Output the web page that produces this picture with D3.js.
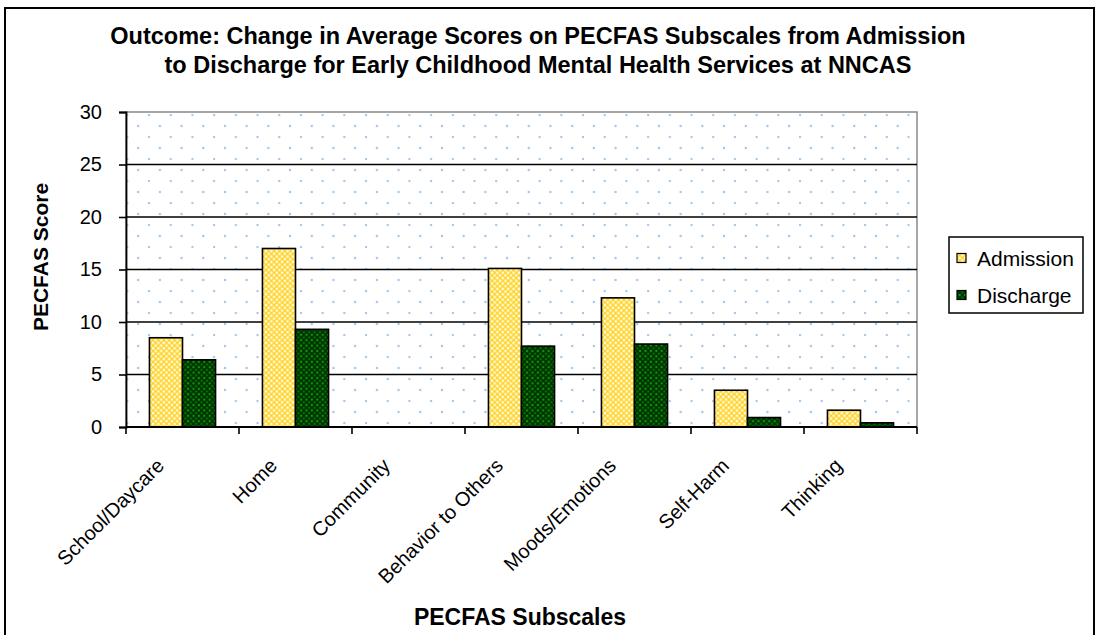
<!DOCTYPE html>
<html>
<head>
<meta charset="utf-8">
<script src="https://cdn.jsdelivr.net/npm/d3@7"></script>
<style>
  html, body { margin: 0; padding: 0; background: #fff; }
  svg { display: block; font-family: Arial, "Liberation Sans", sans-serif; }
</style>
</head>
<body>
<svg id="chart" width="1099" height="635"></svg>
<script>
// PECFAS subscale averages at admission and discharge
const categories = ["School/Daycare", "Home", "Community", "Behavior to Others", "Moods/Emotions", "Self-Harm", "Thinking"];
const seriesNames = ["Admission", "Discharge"];
const admission = [8.5, 17.0, 0, 15.1, 12.3, 3.5, 1.6];
const discharge = [6.4, 9.3, 0, 7.7, 7.9, 0.9, 0.4];
const yTicks = [0, 5, 10, 15, 20, 25, 30];
const titleLines = [
  "Outcome: Change in Average Scores on PECFAS Subscales from Admission",
  "to Discharge for Early Childhood Mental Health Services at NNCAS"
];

const rows = categories.map((c, i) => ({ cat: c, Admission: admission[i], Discharge: discharge[i] }));

const svg = d3.select("#chart");
const plot = { left: 126, right: 917, top: 112, bottom: 427 };

const defs = svg.append("defs");

// light blue dotted plot background
const dots = defs.append("pattern")
  .attr("id", "dots").attr("patternUnits", "userSpaceOnUse")
  .attr("x", 148).attr("y", 114).attr("width", 21.7).attr("height", 22);
dots.append("rect").attr("width", 21.7).attr("height", 22).attr("fill", "#fff");
dots.append("circle").attr("cx", 1).attr("cy", 1).attr("r", 1.2).attr("fill", "#9ec8f0");
dots.append("circle").attr("cx", 11.85).attr("cy", 12).attr("r", 1.2).attr("fill", "#9ec8f0");

// lattice fills for the two series
function lattice(id, bg, line, spot) {
  const s = 5.4;
  const p = defs.append("pattern").attr("id", id).attr("patternUnits", "userSpaceOnUse")
    .attr("width", s).attr("height", s);
  p.append("rect").attr("width", s).attr("height", s).attr("fill", bg);
  p.append("path").attr("d", `M0,0L${s},${s}M${s},0L0,${s}`).attr("stroke", line).attr("stroke-width", 1.2);
  p.append("circle").attr("cx", s / 2).attr("cy", 0).attr("r", 0.8).attr("fill", spot);
  p.append("circle").attr("cx", s / 2).attr("cy", s).attr("r", 0.8).attr("fill", spot);
  return `url(#${id})`;
}
const fills = {
  Admission: lattice("admFill", "#fffbe0", "#ffcf1a", "#fff6c0"),
  Discharge: lattice("disFill", "#006b00", "#002800", "#22a022")
};

// outer frame
svg.append("rect").attr("x", 5).attr("y", 8).attr("width", 1089).attr("height", 640)
  .attr("fill", "#fff").attr("stroke", "#000").attr("stroke-width", 2);

// scales
const x0 = d3.scaleBand().domain(categories).range([plot.left, plot.right]).padding(0);
const x1 = d3.scaleBand().domain(seriesNames).range([0, x0.bandwidth()]).paddingInner(0).paddingOuter(0.71);
const y = d3.scaleLinear().domain([0, 30]).range([plot.bottom, plot.top]);

// plot background
svg.append("rect").attr("x", plot.left).attr("y", plot.top)
  .attr("width", plot.right - plot.left).attr("height", plot.bottom - plot.top)
  .attr("fill", "url(#dots)").attr("stroke", "#888").attr("stroke-width", 1.5);

// gridlines
svg.append("g").selectAll("line").data(yTicks.filter(t => t > 0 && t < 30)).join("line")
  .attr("x1", plot.left).attr("x2", plot.right)
  .attr("y1", d => y(d)).attr("y2", d => y(d))
  .attr("stroke", "#000").attr("stroke-width", 1.6);

// bars
const groups = svg.append("g").selectAll("g").data(rows).join("g")
  .attr("transform", d => `translate(${x0(d.cat)},0)`);
groups.selectAll("rect").data(d => seriesNames.map(s => ({ s, v: d[s] })).filter(e => e.v > 0)).join("rect")
  .attr("x", e => x1(e.s)).attr("width", x1.bandwidth())
  .attr("y", e => y(e.v)).attr("height", e => y(0) - y(e.v))
  .attr("fill", e => fills[e.s]).attr("stroke", "#000").attr("stroke-width", 1.6);

// y axis
const yAxis = svg.append("g").attr("transform", `translate(${plot.left},0)`)
  .call(d3.axisLeft(y).tickValues(yTicks).tickSize(7).tickPadding(17));
yAxis.select(".domain").attr("stroke", "#000").attr("stroke-width", 1.8);
yAxis.selectAll(".tick line").attr("stroke", "#000").attr("stroke-width", 1.6);
yAxis.selectAll(".tick text").attr("font-size", 20).attr("fill", "#000")
  .attr("font-family", "Arial, 'Liberation Sans', sans-serif");

// x axis with ticks at category boundaries
const xAxis = svg.append("g").attr("transform", `translate(0,${plot.bottom})`);
xAxis.append("line").attr("x1", plot.left).attr("x2", plot.right).attr("stroke", "#000").attr("stroke-width", 1.8);
const bounds = categories.map(c => x0(c)).concat([plot.right]);
xAxis.selectAll("line.tk").data(bounds).join("line").attr("class", "tk")
  .attr("x1", d => d).attr("x2", d => d).attr("y1", 0).attr("y2", 7)
  .attr("stroke", "#000").attr("stroke-width", 1.6);
xAxis.selectAll("text").data(categories).join("text")
  .attr("transform", d => `translate(${x0(d) + x0.bandwidth() / 2 - 27},${30}) rotate(-45)`)
  .attr("text-anchor", "end").attr("dy", "0.7em")
  .attr("font-size", 20).attr("fill", "#000")
  .text(d => d);

// title
svg.append("g").selectAll("text").data(titleLines).join("text")
  .attr("x", 538).attr("y", (d, i) => 44 + i * 29)
  .attr("text-anchor", "middle").attr("font-weight", "bold").attr("font-size", 23.5)
  .text(d => d);

// axis titles
svg.append("text").attr("transform", "translate(48,257) rotate(-90)")
  .attr("text-anchor", "middle").attr("font-weight", "bold").attr("font-size", 21)
  .text("PECFAS Score");
svg.append("text").attr("x", 520).attr("y", 625)
  .attr("text-anchor", "middle").attr("font-weight", "bold").attr("font-size", 23)
  .text("PECFAS Subscales");

// legend
const lg = svg.append("g");
lg.append("rect").attr("x", 949).attr("y", 237).attr("width", 134).attr("height", 76)
  .attr("fill", "#fff").attr("stroke", "#000").attr("stroke-width", 1.5);
const li = lg.selectAll("g").data(seriesNames).join("g")
  .attr("transform", (d, i) => `translate(957,${258 + i * 37})`);
li.append("rect").attr("x", 0).attr("y", -4.5).attr("width", 9).attr("height", 9)
  .attr("fill", d => fills[d]).attr("stroke", "#000").attr("stroke-width", 1.2);
li.append("text").attr("x", 20).attr("y", 0).attr("dy", "0.36em")
  .attr("font-size", 21).attr("fill", "#000").text(d => d);
</script>
</body>
</html>
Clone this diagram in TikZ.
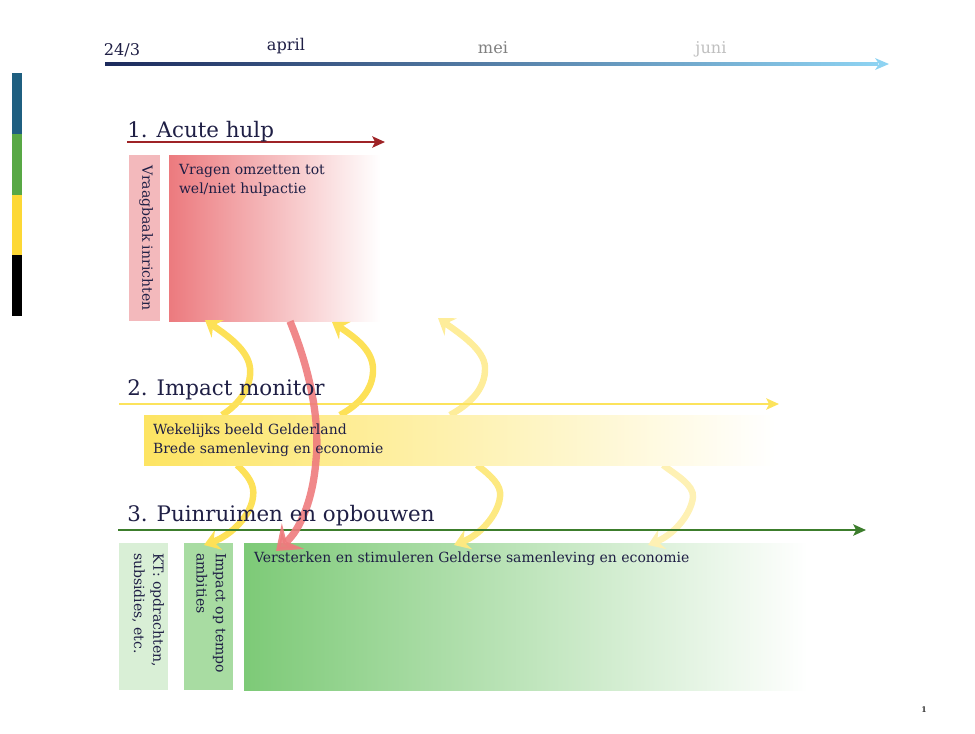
\documentclass[tikz,border=0pt]{standalone}
\usepackage{fontspec}
\setmainfont{DejaVu Serif}
\usetikzlibrary{arrows.meta,positioning,fit,calc}
\definecolor{navy}{HTML}{1C2A5C}
\definecolor{skyline}{HTML}{8ED3F2}
\definecolor{inkblue}{HTML}{1F1F45}
\definecolor{acutered}{HTML}{9E2326}
\definecolor{pinkbox}{HTML}{F3B9BC}
\definecolor{redstart}{HTML}{EC7A7E}
\definecolor{redcurve}{HTML}{EE7B7D}
\definecolor{monyellow}{HTML}{FCE35C}
\definecolor{boxyellow}{HTML}{FDE462}
\definecolor{curveyellow}{HTML}{FDE157}
\definecolor{puingreen}{HTML}{3C7D2C}
\definecolor{greenstart}{HTML}{7DCA77}
\definecolor{palegreen}{HTML}{D9EFD6}
\definecolor{midgreen}{HTML}{A8DCA2}
\definecolor{barblue}{HTML}{1F5F80}
\definecolor{bargreen}{HTML}{58A845}
\definecolor{baryellow}{HTML}{FDD835}
\tikzset{
    %Define style for section titles
    titel/.style={
           anchor=base west,
           inner sep=0pt,
           text=inkblue,
           font=\fontsize{15.2}{18}\selectfont},
    % Define style for text in the boxes
    tekst/.style={
           anchor=north west,
           inner sep=0pt,
           align=left,
           text=inkblue,
           font=\fontsize{9.95}{13.6}\selectfont},
    % Define style for month labels
    maand/.style={
           anchor=base,
           inner sep=0pt,
           font=\fontsize{11.5}{14}\selectfont},
    % Define style for boxes
    blok/.style={
           rectangle,
           inner sep=0pt,
           draw=none},
    % Define arrow styles
    lijn/.style={
           -{Stealth[length=9pt,width=8pt,inset=2pt]},
           line width=1.6pt},
    kromme/.style={
           -{Stealth[length=11pt,width=15pt,inset=4pt]},
           line width=4.6pt}
}
\newcommand*{\bnode}[4]{\node[blok, #4, fit={#2 #3}] (#1) {};}

\begin{document}
\begin{tikzpicture}[x=0.025cm,y=-0.025cm]
\useasboundingbox (0,0) rectangle (975,733);

% Coloured bar on the left
\fill[barblue] (12,73) rectangle (22,134);
\fill[bargreen] (12,134) rectangle (22,195);
\fill[baryellow] (12,195) rectangle (22,255);
\fill[black] (12,255) rectangle (22,316);

% Time line with the months
\coordinate (t0) at (105,64);
\coordinate (t1) at (889,64);
\shade[left color=navy, right color=skyline] ($(t0)+(0,-1.6)$) rectangle ($(t1)+(-11,1.6)$);
\fill[skyline] ($(t1)+(-14,-6)$) -- (t1) -- ($(t1)+(-14,6)$) -- ($(t1)+(-10,0)$) -- cycle;
\node[maand, text=inkblue] (start) at (122,55) {24/3};
\node[maand, text=inkblue] (april) at (286,50) {april};
\node[maand, text=black!50] (mei) at (493,53) {mei};
\node[maand, text=black!25] (juni) at (711,53) {juni};

% Boxes of the three sections
\bnode{vraag}{(129,155)}{(160,321)}{fill=pinkbox}
\bnode{vragen}{(169,155)}{(380,321)}{left color=redstart, middle color=redstart!62!white, right color=white}
\bnode{kt}{(119,543)}{(168,690)}{fill=palegreen}
\bnode{tempo}{(184,543)}{(233,690)}{fill=midgreen}
\bnode{versterken}{(244,543)}{(808,690)}{left color=greenstart, middle color=greenstart!72!white, right color=white}

% Curved arrows between the sections
\draw[kromme, curveyellow] (222,415) .. controls (238,405) and (252,388) .. (250,368)
      .. controls (248,350) and (228,336) .. (205,320);
\draw[kromme, curveyellow] (340,415) .. controls (358,405) and (374,390) .. (373,368)
      .. controls (372,350) and (356,338) .. (332,322);
\draw[kromme, curveyellow!60!white] (450,415) .. controls (468,405) and (486,390) .. (485,367)
      .. controls (484,350) and (462,335) .. (438,318);
\draw[kromme, curveyellow] (237,465) .. controls (248,475) and (255,485) .. (253,497)
      .. controls (251,515) and (232,535) .. (204,545);
\draw[kromme, curveyellow!75!white] (477,465) .. controls (490,475) and (502,485) .. (500,497)
      .. controls (498,515) and (480,535) .. (454,545);
\draw[kromme, curveyellow!45!white] (663,465) .. controls (676,475) and (694,485) .. (693,497)
      .. controls (691,515) and (673,535) .. (648,545);

\bnode{monitor}{(144,415)}{(775,465)}{left color=boxyellow, middle color=boxyellow!82!white, right color=white}

% Arrows under the titles
\coordinate (a0) at (127,142);
\coordinate (a1) at (385,142);
\coordinate (m0) at (119,404);
\coordinate (m1) at (779,404);
\coordinate (p0) at (118,530);
\coordinate (p1) at (866,530);
\draw[lijn, acutered] (a0) -- (a1);
\draw[lijn, monyellow] (m0) -- (m1);
\draw[lijn, puingreen] (p0) -- (p1);

% Red arrow from acute help down to section 3
\draw[-{Stealth[length=16pt,width=24pt,inset=6pt]}, line width=5.2pt, redcurve, opacity=0.9]
      (vragen.south west -| 290,0) .. controls (310,370) and (320,420) .. (316,460)
      .. controls (313,500) and (300,530) .. (276,551);

% Titles and texts
\node[titel] (acuut) at (127,137) {1. Acute hulp};
\node[titel] (impact) at (127,395) {2. Impact monitor};
\node[titel] (puin) at (127,521) {3. Puinruimen en opbouwen};
\node[tekst] (vragentxt) at ([shift={(10,9)}]vragen.north west) {Vragen omzetten tot\\wel/niet hulpactie};
\node[tekst] (monitortxt) at ([shift={(9,9)}]monitor.north west) {Wekelijks beeld Gelderland\\Brede samenleving en economie};
\node[tekst] (versterkentxt) at ([shift={(10,9)}]versterken.north west) {Versterken en stimuleren Gelderse samenleving en economie};
\node[tekst, rotate=-90] (vraagtxt) at ([shift={(-7,10)}]vraag.north east) {Vraagbaak inrichten};
\node[tekst, rotate=-90] (kttxt) at ([shift={(-4,10)}]kt.north east) {KT: opdrachten,\\subsidies, etc.};
\node[tekst, rotate=-90] (tempotxt) at ([shift={(-7,10)}]tempo.north east) {Impact op tempo\\ambities};

% Page number
\node[inner sep=0pt, font=\bfseries\fontsize{5.5}{6}\selectfont, text=black!80] (pagina) at (924,710) {1};
\end{tikzpicture}
\end{document}
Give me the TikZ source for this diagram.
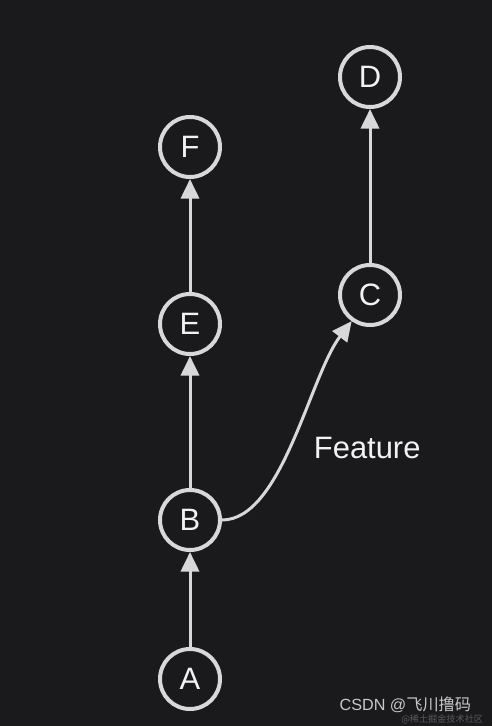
------------------------------------
- _YOUR OBJECTIVE_:
Find the lines above holding the word "with" and show them.

- _OUTPUT BELOW_:
Output the web page that produces this picture with D3.js.
// x axis with ticks at category boundaries
% Time line with the months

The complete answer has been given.